── Record extracts

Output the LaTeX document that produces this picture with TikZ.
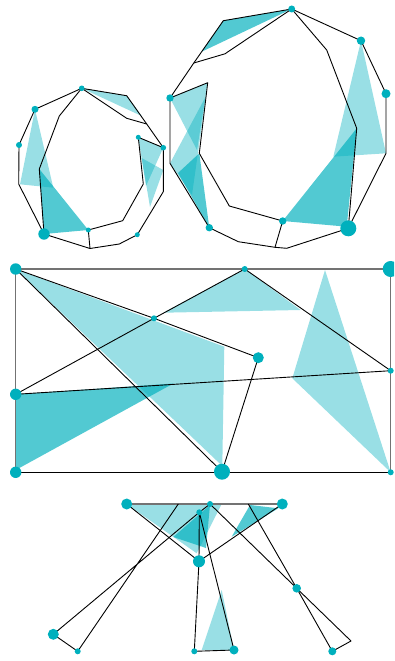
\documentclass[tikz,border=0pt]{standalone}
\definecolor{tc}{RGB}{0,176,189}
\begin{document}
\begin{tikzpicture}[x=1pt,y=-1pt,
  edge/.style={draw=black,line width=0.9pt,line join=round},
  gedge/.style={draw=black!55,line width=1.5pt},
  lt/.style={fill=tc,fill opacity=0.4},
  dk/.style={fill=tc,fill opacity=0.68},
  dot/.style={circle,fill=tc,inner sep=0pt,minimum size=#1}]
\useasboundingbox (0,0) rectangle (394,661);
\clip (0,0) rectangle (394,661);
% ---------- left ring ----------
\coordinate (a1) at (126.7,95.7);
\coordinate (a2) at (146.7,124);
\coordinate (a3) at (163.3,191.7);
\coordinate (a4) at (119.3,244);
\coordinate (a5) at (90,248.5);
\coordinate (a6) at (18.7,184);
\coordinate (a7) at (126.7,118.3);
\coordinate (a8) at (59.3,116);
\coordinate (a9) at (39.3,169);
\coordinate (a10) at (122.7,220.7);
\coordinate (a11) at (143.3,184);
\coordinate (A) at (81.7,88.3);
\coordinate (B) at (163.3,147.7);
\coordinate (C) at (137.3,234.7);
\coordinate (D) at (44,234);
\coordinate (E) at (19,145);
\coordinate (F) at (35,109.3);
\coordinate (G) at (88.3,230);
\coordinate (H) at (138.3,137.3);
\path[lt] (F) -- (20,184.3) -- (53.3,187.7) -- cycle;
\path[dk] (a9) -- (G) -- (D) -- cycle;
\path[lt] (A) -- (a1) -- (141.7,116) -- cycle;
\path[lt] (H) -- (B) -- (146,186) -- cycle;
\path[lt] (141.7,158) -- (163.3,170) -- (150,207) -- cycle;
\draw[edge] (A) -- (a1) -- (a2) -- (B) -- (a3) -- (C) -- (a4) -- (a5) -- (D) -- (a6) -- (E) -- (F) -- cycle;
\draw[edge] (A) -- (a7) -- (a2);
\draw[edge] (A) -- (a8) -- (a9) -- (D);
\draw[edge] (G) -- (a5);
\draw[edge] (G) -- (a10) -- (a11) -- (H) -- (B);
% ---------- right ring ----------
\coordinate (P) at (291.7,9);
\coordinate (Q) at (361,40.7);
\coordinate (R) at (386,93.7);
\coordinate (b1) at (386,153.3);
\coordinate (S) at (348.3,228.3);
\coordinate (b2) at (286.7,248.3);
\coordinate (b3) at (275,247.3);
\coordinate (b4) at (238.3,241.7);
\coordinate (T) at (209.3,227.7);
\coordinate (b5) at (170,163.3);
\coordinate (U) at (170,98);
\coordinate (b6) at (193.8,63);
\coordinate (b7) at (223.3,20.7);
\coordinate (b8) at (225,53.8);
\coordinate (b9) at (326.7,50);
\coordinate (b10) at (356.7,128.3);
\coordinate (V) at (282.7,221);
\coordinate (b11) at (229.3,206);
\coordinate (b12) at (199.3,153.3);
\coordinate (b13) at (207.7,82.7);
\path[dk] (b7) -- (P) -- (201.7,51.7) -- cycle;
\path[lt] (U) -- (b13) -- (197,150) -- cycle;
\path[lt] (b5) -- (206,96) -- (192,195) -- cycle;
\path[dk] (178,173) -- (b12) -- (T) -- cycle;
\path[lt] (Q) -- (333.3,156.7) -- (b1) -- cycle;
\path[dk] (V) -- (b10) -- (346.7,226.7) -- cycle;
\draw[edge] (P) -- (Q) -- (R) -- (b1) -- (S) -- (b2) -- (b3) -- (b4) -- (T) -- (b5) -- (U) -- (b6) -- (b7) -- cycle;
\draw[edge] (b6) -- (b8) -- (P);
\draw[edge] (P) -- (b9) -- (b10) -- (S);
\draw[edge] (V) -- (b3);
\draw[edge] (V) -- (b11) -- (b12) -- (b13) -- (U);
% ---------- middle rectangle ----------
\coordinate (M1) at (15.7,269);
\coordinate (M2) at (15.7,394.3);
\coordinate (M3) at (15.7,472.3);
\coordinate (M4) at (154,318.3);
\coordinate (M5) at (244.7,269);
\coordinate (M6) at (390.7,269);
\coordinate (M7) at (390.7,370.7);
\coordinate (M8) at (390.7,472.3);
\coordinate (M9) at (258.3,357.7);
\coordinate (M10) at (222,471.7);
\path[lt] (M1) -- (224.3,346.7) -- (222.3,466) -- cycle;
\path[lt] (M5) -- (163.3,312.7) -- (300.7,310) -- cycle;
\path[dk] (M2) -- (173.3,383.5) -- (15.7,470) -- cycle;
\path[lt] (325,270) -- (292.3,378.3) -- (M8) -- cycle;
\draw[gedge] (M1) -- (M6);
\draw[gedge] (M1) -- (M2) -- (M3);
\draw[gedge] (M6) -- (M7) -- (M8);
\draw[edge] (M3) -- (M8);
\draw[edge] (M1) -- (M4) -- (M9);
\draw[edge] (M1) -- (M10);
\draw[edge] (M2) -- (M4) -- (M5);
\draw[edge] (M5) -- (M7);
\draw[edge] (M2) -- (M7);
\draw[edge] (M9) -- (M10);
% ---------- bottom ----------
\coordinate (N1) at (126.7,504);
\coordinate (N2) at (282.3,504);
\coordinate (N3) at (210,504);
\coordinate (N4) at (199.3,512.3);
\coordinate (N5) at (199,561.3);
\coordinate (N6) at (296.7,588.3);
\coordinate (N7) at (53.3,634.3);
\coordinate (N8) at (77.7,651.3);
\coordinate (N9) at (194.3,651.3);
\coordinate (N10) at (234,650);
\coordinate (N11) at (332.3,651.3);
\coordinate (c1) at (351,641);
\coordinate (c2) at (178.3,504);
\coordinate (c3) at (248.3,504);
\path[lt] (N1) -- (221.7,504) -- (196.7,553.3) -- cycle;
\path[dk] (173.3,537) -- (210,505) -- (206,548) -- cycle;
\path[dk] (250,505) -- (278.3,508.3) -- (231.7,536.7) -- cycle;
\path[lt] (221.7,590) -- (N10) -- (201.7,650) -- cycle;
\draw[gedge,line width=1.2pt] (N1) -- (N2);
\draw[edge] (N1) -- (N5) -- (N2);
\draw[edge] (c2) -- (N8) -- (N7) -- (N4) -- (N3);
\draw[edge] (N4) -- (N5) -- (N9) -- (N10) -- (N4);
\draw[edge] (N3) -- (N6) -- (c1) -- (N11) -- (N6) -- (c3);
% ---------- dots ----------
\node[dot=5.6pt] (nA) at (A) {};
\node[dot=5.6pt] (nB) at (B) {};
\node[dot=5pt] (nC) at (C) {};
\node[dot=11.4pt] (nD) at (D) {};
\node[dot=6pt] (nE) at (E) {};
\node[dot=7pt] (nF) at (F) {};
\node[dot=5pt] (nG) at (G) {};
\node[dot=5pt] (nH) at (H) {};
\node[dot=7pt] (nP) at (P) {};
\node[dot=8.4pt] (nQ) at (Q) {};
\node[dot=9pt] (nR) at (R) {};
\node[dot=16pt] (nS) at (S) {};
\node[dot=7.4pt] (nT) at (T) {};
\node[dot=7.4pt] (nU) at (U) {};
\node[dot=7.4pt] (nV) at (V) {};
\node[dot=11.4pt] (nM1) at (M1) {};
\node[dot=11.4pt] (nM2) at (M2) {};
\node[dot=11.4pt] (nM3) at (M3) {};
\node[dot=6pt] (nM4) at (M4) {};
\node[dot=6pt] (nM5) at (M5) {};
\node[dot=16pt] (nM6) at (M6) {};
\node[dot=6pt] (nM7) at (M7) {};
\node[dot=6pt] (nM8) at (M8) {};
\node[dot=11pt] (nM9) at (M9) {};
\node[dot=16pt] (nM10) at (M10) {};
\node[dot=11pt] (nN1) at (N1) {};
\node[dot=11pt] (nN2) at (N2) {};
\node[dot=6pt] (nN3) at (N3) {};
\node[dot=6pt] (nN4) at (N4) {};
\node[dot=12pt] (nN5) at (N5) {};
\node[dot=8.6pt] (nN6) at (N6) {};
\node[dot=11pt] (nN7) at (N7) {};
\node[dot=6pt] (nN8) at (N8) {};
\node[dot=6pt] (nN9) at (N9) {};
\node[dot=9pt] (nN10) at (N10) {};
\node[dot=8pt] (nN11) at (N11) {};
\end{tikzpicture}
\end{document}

────
── Record extracts

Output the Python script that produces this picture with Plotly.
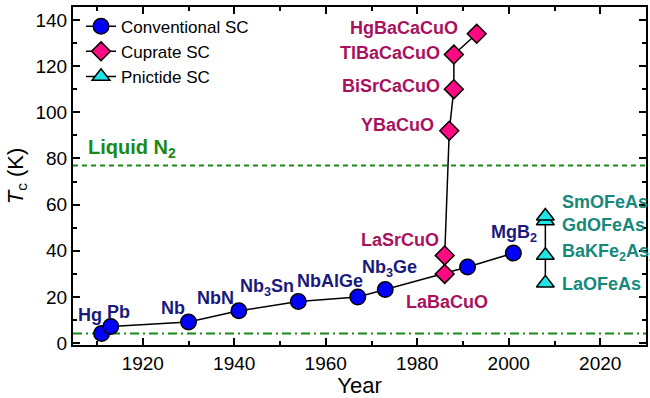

────

* Exercise objective *
Extract every line containing the string "produces" from the data above.

* The result *
Output the LaTeX document that produces this picture with TikZ.
Output the Python script that produces this picture with Plotly.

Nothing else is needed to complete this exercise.